Start at the line containing "Reproduce this chart with matplotlib.", stop at the line containing "from matplotlib.patches import Rectangle", and please reproduce every line in between, both ends included, without pictures.

_Data lines_
__________________________________________________

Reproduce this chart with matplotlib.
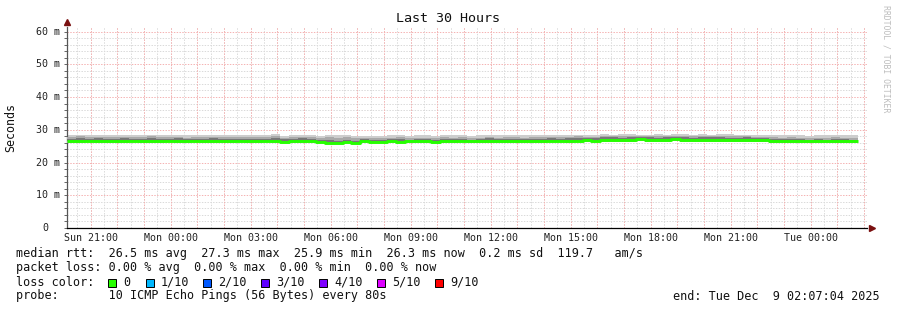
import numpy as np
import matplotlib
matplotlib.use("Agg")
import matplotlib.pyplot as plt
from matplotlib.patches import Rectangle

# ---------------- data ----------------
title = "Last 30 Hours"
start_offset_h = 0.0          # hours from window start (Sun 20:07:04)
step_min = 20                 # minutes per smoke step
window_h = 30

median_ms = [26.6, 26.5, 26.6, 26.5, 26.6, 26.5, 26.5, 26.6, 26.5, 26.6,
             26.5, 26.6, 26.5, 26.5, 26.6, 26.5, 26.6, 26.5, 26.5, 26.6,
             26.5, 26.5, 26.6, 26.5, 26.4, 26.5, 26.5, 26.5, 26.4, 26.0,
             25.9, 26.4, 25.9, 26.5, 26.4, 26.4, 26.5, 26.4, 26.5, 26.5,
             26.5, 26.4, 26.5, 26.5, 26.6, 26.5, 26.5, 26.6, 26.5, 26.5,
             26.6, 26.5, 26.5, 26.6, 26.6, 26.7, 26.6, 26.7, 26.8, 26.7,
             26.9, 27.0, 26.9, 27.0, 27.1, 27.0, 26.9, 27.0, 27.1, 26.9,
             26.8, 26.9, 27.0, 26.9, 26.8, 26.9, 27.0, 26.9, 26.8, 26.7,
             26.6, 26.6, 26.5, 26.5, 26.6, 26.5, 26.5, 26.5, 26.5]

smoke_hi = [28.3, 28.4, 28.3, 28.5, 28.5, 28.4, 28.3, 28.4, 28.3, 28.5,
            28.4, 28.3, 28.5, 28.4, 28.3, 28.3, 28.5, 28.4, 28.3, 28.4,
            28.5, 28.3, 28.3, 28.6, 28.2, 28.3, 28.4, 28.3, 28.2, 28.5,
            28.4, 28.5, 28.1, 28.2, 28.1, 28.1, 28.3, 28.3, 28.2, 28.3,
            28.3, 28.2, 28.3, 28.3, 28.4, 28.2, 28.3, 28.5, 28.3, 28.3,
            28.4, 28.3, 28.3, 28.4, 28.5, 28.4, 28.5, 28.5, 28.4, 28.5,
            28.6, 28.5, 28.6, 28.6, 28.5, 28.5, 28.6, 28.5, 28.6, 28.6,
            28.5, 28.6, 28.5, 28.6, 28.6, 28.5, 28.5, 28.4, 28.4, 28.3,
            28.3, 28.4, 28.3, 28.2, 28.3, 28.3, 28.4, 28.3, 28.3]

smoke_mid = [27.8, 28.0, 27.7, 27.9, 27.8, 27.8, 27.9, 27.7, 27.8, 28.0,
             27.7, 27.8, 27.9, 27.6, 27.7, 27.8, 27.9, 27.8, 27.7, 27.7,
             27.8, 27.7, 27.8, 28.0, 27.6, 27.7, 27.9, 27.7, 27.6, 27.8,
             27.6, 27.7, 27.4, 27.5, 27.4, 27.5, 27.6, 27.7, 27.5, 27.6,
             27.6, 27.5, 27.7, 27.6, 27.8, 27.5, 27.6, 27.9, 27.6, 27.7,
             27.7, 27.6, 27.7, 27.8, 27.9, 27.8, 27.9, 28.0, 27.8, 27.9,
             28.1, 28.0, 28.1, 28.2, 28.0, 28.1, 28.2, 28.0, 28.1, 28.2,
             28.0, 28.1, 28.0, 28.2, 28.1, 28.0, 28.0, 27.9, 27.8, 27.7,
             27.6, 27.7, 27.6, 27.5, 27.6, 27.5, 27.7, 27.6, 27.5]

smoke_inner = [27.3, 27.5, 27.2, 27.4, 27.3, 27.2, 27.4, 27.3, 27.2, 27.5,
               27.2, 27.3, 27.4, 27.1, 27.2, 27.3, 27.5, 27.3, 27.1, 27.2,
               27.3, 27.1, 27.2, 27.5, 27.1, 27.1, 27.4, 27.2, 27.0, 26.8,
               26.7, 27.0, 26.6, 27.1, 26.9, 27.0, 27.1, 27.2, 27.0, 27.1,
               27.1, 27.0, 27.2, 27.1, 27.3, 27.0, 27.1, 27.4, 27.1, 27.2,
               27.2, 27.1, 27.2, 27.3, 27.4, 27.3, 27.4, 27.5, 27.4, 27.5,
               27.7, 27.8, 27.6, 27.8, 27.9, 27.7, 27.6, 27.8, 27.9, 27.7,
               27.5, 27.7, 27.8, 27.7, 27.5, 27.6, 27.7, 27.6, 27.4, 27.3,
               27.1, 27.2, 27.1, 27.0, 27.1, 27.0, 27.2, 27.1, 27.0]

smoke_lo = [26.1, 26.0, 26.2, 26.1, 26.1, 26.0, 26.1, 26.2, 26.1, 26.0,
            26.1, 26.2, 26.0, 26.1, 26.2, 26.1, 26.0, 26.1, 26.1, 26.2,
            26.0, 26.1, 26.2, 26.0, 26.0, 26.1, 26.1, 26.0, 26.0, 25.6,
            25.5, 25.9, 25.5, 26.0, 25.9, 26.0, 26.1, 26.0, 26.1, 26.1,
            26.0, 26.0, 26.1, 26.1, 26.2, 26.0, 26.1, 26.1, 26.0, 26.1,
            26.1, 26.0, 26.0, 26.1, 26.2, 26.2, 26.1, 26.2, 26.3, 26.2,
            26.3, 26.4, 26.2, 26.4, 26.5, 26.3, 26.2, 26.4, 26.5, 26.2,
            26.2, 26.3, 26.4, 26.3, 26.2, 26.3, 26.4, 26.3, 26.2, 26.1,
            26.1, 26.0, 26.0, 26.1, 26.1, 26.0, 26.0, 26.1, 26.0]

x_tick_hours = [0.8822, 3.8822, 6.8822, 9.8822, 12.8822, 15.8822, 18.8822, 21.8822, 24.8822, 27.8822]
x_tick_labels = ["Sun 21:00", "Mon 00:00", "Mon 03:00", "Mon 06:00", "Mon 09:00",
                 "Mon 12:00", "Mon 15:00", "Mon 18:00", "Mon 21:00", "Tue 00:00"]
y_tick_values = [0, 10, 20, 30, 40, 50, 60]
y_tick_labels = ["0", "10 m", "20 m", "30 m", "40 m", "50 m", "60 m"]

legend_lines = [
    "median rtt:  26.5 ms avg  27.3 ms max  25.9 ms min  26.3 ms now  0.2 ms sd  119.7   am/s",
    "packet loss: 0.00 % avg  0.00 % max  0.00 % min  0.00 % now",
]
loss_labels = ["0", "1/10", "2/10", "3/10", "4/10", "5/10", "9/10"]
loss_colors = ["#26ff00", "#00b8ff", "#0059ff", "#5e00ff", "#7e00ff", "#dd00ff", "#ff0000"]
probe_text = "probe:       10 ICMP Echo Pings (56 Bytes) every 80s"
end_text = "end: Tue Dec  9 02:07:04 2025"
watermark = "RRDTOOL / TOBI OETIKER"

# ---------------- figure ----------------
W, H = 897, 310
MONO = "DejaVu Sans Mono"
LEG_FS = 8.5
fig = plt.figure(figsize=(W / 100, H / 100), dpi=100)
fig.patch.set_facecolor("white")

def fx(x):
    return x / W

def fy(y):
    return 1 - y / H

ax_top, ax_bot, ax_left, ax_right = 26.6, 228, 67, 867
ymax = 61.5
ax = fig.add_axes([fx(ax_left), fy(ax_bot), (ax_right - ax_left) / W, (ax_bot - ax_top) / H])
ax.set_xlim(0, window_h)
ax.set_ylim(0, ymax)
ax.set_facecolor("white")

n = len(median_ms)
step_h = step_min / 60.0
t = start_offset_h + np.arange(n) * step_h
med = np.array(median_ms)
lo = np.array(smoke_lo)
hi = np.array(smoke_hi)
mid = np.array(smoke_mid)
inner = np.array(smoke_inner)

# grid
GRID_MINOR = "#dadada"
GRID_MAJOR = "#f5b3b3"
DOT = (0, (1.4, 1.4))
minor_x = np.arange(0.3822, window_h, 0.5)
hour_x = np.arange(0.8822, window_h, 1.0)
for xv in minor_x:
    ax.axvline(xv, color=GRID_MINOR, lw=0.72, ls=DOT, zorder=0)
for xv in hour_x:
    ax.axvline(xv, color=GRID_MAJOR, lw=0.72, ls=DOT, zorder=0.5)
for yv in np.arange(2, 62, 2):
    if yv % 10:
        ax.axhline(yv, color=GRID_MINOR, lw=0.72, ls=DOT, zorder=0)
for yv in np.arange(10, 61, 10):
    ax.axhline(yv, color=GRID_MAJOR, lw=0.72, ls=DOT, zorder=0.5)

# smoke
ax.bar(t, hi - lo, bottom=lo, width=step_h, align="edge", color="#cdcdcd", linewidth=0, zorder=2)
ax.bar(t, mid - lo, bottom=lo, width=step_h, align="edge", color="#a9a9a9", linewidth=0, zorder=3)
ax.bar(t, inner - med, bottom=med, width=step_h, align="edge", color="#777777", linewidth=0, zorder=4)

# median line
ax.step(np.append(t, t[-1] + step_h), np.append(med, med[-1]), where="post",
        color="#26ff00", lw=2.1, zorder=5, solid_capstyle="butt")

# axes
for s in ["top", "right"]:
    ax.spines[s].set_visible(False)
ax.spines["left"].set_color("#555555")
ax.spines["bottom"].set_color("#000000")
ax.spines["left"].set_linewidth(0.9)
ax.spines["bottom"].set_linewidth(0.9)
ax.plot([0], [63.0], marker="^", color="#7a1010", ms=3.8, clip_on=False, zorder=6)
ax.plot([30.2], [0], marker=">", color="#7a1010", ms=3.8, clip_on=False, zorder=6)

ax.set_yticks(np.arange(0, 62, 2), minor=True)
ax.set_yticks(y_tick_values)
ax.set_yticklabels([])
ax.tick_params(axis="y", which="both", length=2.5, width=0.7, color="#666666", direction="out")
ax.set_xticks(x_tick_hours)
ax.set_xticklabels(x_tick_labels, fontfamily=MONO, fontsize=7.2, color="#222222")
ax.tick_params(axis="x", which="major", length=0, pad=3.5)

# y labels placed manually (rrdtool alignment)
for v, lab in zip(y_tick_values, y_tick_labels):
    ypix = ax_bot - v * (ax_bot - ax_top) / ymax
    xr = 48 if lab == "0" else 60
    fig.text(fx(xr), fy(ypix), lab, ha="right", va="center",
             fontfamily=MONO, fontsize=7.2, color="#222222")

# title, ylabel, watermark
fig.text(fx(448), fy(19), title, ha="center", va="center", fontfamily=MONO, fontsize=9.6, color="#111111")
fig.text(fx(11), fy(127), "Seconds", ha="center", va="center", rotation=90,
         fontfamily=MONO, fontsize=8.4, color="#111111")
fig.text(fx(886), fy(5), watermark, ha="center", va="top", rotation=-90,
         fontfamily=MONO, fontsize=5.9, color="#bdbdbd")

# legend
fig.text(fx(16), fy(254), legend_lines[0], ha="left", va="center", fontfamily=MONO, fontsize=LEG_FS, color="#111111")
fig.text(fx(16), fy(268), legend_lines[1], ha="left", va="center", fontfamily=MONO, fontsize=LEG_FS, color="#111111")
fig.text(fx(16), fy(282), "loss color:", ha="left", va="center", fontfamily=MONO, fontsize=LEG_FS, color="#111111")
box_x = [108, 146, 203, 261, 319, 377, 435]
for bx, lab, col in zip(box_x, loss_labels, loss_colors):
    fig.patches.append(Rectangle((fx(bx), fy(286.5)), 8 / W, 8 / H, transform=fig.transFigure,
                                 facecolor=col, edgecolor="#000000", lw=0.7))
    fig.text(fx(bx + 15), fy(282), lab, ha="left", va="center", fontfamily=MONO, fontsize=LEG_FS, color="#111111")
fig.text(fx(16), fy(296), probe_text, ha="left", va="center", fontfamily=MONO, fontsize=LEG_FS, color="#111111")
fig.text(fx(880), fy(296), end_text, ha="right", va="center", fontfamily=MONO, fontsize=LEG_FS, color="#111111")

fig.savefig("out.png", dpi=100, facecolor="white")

__________________________________________________

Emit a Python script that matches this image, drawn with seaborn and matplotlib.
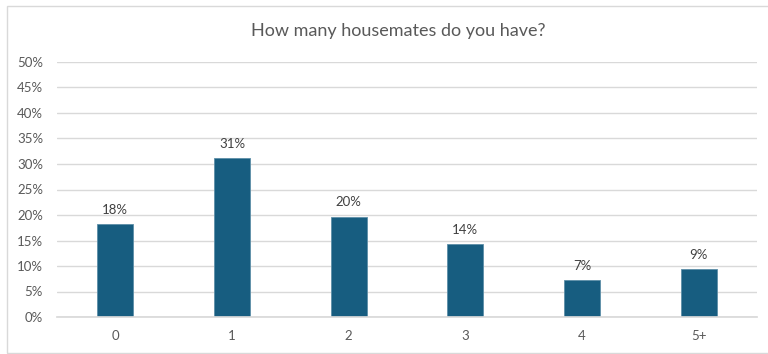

__________________________________________________

_Full output_
Reproduce this chart with matplotlib.
import numpy as np
import matplotlib
matplotlib.use("Agg")
import matplotlib.pyplot as plt
from matplotlib.patches import Rectangle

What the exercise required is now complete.